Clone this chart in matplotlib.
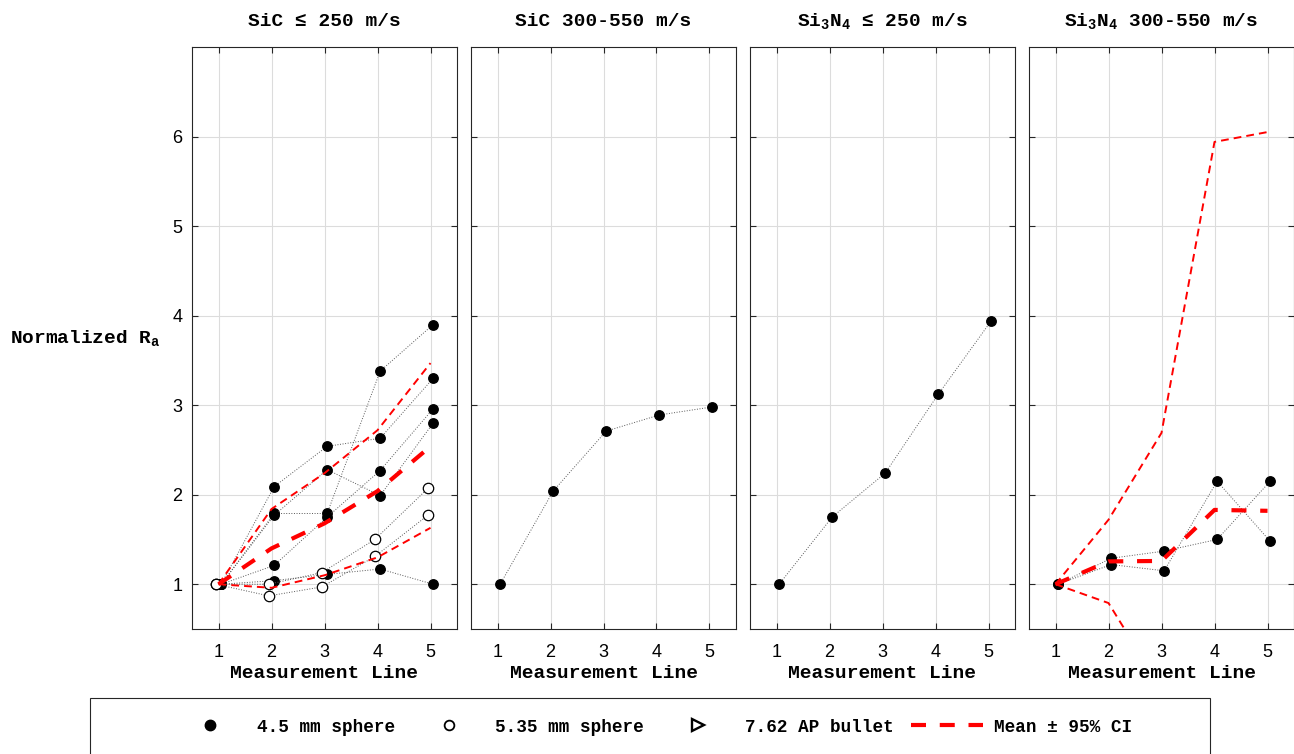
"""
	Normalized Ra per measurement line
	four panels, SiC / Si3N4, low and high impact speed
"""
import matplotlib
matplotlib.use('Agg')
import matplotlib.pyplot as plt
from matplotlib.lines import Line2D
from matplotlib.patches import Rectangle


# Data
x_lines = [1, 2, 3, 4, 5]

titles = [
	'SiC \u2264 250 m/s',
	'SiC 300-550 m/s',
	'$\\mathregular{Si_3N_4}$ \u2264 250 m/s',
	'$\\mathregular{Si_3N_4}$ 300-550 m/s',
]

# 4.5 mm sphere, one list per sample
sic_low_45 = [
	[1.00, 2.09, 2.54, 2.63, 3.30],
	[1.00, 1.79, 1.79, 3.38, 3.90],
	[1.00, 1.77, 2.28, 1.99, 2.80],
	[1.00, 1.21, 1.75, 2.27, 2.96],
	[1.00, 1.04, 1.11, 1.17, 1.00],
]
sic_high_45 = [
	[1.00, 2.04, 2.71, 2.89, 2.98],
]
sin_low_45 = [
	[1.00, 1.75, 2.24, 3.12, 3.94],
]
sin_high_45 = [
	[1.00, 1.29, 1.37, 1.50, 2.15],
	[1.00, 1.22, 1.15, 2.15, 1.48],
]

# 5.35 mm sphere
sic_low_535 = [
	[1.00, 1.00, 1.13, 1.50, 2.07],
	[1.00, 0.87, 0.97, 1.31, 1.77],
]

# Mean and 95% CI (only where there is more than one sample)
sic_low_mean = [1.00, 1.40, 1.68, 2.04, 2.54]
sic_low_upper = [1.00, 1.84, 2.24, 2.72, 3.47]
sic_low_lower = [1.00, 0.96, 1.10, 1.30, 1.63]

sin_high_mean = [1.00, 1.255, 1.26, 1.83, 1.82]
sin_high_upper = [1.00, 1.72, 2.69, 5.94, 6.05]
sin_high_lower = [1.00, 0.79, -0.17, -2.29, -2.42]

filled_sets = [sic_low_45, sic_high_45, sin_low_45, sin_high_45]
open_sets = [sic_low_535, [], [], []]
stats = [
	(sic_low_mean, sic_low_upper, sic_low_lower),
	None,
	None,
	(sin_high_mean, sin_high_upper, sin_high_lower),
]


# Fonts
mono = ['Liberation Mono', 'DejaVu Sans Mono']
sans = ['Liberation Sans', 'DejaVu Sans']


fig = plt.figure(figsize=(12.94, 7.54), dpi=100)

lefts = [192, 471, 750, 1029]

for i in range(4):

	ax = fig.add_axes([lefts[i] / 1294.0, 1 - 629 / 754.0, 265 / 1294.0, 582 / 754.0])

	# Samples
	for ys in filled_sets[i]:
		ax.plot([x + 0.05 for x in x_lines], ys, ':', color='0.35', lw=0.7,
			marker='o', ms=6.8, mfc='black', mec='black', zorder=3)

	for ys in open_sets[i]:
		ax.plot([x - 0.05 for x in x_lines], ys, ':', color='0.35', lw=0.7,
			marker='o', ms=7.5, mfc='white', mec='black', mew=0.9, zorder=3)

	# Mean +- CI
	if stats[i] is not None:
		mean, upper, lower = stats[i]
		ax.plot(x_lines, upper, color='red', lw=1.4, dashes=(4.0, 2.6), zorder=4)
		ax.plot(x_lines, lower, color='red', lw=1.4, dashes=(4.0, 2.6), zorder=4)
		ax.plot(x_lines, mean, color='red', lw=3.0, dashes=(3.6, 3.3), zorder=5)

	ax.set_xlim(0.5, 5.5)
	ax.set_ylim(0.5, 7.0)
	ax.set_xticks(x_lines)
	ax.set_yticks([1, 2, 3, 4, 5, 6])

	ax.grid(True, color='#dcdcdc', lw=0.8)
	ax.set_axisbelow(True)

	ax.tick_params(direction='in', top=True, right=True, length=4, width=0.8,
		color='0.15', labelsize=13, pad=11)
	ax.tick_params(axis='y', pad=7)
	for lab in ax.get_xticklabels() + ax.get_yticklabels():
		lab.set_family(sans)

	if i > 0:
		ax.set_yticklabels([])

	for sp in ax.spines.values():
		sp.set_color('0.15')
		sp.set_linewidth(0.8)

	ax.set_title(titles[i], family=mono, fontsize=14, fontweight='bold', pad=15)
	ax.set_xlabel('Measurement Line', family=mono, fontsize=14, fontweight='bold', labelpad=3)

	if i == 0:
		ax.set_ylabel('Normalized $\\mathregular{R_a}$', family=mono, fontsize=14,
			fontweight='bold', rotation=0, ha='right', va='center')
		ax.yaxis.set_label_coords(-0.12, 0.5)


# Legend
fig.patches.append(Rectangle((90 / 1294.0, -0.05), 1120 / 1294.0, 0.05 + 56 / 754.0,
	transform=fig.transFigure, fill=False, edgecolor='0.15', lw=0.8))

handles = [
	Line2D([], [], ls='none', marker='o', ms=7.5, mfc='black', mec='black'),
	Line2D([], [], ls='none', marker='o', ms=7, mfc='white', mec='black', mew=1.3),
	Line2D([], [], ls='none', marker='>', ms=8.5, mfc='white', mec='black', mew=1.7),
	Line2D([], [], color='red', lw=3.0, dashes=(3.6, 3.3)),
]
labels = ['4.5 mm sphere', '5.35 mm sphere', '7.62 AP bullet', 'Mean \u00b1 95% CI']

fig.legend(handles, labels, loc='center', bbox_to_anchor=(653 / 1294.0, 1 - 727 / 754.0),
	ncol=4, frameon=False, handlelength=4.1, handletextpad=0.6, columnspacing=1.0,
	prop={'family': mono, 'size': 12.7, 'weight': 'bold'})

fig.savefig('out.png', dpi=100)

◆ ◆ ◆ ◆ ◆

> [SHORT TASK]
Locate all lines in the listing above with the word "matplotlib". Copy them.

> [ANSWER BELOW]
Clone this chart in matplotlib.
import matplotlib
matplotlib.use('Agg')
import matplotlib.pyplot as plt
from matplotlib.lines import Line2D
from matplotlib.patches import Rectangle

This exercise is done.